Selling privately may get you the most money for your vehicle, but there are challenges to overcome: posting advertisements (online marketplaces like AutoTRADER, Kijiji and Craigslist provide free ad space to private sellers), responding to calls, texts and emails, waiting for buyers who make an appointment but don’t show, meeting strangers to demonstrate the vehicle (it’s a good idea to have someone with you when meeting potential purchasers), obtaining a Used Vehicle Information Package (Ontario law requires private sellers to provide one to the buyer), arranging secure payment (will it be cash, bank draft, EMT?), ensuring the buyer transfers the ownership from your name; the process isn’t for the faint of heart.
Trading a vehicle in means you’ll likely get less for it as the dealer will only pay the wholesale value, but there are also some upsides. It’s easy, fast, secure and there are tax advantages as you’ll only have to pay HST on the cash difference. In other words, if you’re buying a $25,000 vehicle and the dealer gives you $10,000 for your trade-in, you only pay HST on the $15,000 difference – a savings of $1,300. The dealer will likely ask you to sign a trade-in disclosure document outlining important information about the history and condition of your trade (e.g. previous accidents). The dealer is required to do this by law as they must make disclosures to anyone they then sell the vehicle to.
Consignment may not be that common, but some dealers do offer the service. They will put your vehicle on their lot and sell it – for a fee; most often a percentage of the sale. The dealer is required to have a written agreement with the consignor outlining the expected selling price, the minimum selling price and the fee they will charge. Dealers are also required to hold all funds received on a consignment sale in a trust account.
To help with your decision, make sure you do your research. Consult the Canadian Black Book. This free online service provides wholesale value estimates as well as an equity calculator, which includes information on carrying the balance of a loan into a new deal.

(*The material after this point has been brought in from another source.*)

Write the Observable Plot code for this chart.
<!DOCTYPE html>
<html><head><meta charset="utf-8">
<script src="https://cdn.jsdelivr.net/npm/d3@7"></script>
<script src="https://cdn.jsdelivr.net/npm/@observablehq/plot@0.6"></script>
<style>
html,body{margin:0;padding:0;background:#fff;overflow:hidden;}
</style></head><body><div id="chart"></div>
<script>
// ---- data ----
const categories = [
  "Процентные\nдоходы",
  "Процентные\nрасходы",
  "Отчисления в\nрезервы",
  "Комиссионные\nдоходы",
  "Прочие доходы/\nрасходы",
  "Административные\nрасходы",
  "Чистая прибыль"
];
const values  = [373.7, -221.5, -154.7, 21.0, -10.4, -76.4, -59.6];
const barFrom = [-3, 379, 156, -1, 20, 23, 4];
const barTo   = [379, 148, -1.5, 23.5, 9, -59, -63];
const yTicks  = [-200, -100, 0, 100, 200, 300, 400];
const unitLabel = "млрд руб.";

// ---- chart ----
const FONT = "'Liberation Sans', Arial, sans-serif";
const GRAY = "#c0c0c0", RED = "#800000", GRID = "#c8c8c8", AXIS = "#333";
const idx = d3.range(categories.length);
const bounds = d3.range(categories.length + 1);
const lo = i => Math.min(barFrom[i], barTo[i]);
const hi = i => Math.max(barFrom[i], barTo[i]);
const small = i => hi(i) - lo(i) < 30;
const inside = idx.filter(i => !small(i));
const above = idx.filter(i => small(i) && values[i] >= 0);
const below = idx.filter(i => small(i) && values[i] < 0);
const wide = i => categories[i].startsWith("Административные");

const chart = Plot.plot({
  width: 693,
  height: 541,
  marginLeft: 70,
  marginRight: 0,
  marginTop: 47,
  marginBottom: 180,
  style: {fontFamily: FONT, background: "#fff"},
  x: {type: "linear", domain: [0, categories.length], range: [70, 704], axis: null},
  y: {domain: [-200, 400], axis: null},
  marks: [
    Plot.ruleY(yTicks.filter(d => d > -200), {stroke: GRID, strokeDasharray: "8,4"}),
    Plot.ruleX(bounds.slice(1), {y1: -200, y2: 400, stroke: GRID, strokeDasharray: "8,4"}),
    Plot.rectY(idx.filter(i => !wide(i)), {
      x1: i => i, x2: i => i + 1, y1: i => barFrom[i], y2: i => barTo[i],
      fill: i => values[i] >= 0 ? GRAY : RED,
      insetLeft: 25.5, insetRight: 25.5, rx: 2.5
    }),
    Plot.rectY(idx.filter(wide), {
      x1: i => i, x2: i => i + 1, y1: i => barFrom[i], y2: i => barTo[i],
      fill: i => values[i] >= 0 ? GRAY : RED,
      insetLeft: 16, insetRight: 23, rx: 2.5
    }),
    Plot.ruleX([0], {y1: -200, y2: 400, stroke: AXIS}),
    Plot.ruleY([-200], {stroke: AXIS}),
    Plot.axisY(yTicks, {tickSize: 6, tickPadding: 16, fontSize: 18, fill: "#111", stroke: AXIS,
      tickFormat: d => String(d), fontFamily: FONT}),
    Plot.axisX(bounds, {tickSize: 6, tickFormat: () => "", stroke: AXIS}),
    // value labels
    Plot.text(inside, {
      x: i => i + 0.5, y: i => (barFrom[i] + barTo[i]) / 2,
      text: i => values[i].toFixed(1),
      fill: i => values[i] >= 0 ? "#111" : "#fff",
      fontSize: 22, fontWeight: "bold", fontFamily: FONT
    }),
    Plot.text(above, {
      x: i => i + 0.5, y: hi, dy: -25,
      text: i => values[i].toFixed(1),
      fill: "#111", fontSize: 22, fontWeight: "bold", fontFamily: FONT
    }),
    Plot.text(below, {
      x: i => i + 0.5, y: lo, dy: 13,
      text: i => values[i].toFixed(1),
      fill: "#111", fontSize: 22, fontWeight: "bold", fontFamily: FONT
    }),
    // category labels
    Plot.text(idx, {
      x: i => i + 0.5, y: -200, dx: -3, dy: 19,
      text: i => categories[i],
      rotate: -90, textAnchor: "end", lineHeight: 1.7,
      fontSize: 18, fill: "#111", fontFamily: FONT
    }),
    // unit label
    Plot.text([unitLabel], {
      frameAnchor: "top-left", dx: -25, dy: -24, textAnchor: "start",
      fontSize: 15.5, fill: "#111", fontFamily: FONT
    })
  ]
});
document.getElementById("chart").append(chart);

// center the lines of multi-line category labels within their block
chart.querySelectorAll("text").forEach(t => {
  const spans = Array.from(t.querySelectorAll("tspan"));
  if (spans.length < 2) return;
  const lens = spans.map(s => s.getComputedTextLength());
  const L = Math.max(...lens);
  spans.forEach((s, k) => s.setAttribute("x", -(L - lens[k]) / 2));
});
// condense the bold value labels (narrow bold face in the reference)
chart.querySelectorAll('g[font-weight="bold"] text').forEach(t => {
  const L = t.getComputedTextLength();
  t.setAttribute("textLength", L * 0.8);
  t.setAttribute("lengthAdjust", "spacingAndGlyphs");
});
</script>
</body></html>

Of course, OMVIC’s website offers plenty of resources.
Once you’ve made your choice on how to part with your ride, ensure you have all paperwork in order and take a final look before you move on to your next set of wheels.

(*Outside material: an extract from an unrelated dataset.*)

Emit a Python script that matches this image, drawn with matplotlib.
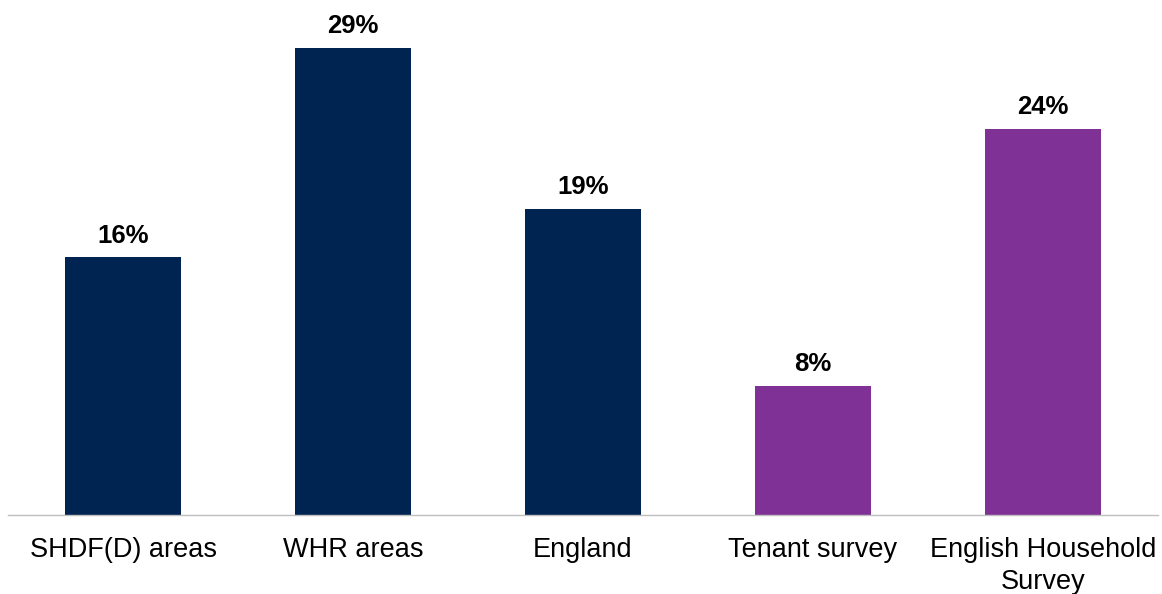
import matplotlib.pyplot as plt
import numpy as np

plt.rcParams['font.family'] = ['Liberation Sans', 'DejaVu Sans']

# share of households, by area / source
categories = ["SHDF(D) areas", "WHR areas", "England", "Tenant survey", "English Household\nSurvey"]
values = [16, 29, 19, 8, 24]
bar_colors = ["#002452", "#002452", "#002452", "#7F3196", "#7F3196"]

fig = plt.figure(figsize=(11.62, 5.94), dpi=100)
ax = fig.add_axes([8 / 1162, 79 / 594, 1150 / 1162, 483 / 594])

x = np.arange(len(categories))
bars = ax.bar(x, values, width=0.505, color=bar_colors)

for rect, v in zip(bars, values):
    ax.annotate(f"{v}%", (rect.get_x() + rect.get_width() / 2, v),
                xytext=(0, 7), textcoords="offset points",
                ha="center", va="bottom", fontsize=18.5, fontweight="bold", color="#000000")

ax.set_xlim(-0.5, len(categories) - 0.5)
ax.set_ylim(0, 30)
ax.set_xticks(x)
ax.set_xticklabels(categories, fontsize=19.5, color="#000000", linespacing=1.3)
ax.tick_params(axis="x", length=0, pad=16)
ax.set_yticks([])

for side in ["top", "right", "left"]:
    ax.spines[side].set_visible(False)
ax.spines["bottom"].set_color("#BFBFBF")
ax.spines["bottom"].set_linewidth(1.0)

plt.savefig("out.png", dpi=100, facecolor="white")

Dealers cannot legally sell a vehicle with an existing/outstanding lien. If a dealer agrees to pay out a lien on a customer’s trade-in, the dealer must do so immediately and provide the customer with a release letter from the financial institution. To determine if a lien is registered against a vehicle, consumers can purchase a Used Vehicle Information Package (UVIP) from Service Ontario, or a vehicle history report from Carfax Canada. The Ministry of Government and Consumer Services has a toll-free “Lien Check Hotline,” which consumers can call as well: 1-800-267-8847. For consumers who may have an issue arising from a transaction with a registered dealer, OMVIC’s Complaints and Inquiries Team offers free assistance and can be reached at 1-800-943-6002 x3942.

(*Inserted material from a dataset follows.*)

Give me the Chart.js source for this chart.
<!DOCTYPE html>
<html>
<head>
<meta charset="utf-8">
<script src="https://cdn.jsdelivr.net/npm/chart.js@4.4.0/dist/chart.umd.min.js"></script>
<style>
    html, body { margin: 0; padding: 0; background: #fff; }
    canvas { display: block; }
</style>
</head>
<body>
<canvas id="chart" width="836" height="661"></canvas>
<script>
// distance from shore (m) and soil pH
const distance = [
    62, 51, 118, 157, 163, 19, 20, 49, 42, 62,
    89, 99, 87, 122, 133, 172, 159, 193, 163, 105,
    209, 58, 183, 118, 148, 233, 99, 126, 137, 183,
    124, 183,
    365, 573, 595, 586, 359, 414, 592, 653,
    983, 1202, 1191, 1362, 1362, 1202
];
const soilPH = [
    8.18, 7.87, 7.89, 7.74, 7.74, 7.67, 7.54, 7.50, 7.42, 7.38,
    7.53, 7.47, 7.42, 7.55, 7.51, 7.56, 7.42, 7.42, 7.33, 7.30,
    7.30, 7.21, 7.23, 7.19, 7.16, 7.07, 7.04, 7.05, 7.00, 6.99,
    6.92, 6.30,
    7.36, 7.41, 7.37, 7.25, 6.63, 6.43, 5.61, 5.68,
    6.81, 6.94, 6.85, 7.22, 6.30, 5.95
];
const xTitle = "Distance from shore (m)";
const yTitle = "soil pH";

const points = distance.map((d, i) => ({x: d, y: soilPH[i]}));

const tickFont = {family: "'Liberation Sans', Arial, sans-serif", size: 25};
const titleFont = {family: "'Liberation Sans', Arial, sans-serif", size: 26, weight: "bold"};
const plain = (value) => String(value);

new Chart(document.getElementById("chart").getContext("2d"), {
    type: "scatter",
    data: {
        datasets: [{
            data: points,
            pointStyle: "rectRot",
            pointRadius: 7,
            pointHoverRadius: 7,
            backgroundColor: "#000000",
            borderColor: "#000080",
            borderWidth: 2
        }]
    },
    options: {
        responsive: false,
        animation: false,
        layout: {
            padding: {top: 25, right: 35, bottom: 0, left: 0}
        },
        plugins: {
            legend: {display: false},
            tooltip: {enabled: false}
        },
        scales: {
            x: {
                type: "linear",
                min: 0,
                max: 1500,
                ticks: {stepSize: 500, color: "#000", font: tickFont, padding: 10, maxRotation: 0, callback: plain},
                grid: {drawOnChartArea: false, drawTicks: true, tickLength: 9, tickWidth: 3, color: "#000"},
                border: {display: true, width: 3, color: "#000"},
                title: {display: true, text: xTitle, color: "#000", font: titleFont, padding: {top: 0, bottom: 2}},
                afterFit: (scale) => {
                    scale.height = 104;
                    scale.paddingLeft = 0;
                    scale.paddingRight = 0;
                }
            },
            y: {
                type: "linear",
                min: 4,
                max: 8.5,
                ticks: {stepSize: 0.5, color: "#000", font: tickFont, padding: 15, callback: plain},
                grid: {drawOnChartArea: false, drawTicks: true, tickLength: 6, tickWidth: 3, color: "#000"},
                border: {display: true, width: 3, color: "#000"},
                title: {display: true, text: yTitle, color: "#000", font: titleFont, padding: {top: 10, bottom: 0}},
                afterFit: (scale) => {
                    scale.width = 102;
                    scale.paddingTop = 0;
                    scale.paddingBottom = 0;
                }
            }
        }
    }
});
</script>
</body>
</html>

Note: With regards to consignment sales, it is the consignor’s responsibility to ensure the lien is paid off, before a dealer can sell it on the owner’s behalf.
Tips to Avoid Curbsiders
1 - Research the Vehicle’s History
A history report from CarProof provides useful information on:
- Reported collisions/incidents
- Existing liens
- Past odometer readings
- Out-of-province registration information
- Theft recovery
- Ministry of Transportation branding information (e.g., salvage, irreparable, rebuilt, none)
By law, private vehicle sellers must provide the purchaser with a Used Vehicle Information Package (UVIP). UVIPs often include:
- Current registered owner and vehicle ownership history
- Lien information
- Past odometer readings
- Estimated fair market value of vehicle (if available)
Carefully review the UVIP to ensure all pages are included.
UVIPs are available from Service Ontario locations and online: ontario.ca/driving-and-roads/used-vehicle-information-package.
In order to obtain a UVIP or history report, the vehicle identification number (VIN) is required.
2 - Know Who You’re Buying From
Curbsiders often sell vehicles that are not registered in their name. It’s important to ensure you’re dealing with the registered owner:
- Be bold. Always ask the seller for ID and compare it to the vehicle ownership- they must match
- Curbsiders may make excuses if they don’t match, so be extra vigilant if the vehicle is not registered in the seller’s name or has only been registered in their name for a short period of time
3- Beware of Vehicles Priced Below Market Value
In order to sell vehicles as quickly and easily as possible, curbsiders may offer a “too good to be true” price. They can do this because the vehicles are often accident-damaged, odometer-tampered or rebuilt write-offs. No one sells vehicles for less than they are worth. If a deal seems too good to be true, that’s a warning, not an opportunity.
Online resources may help determine vehicle values/prices:
Member-based consumer groups also provide vehicle pricing information. These include:
4 - Get a Second Opinion
Even if you get maintenance records from the seller, have the vehicle inspected by a licensed mechanic – one you trust. A mechanic may find problems the seller did not disclose or know about.
If the seller resists, walk away.
Can’t find a good mechanic? There are lists of pre-screened mechanics, repair shops and appraisers available from the APA and Car Help Canada.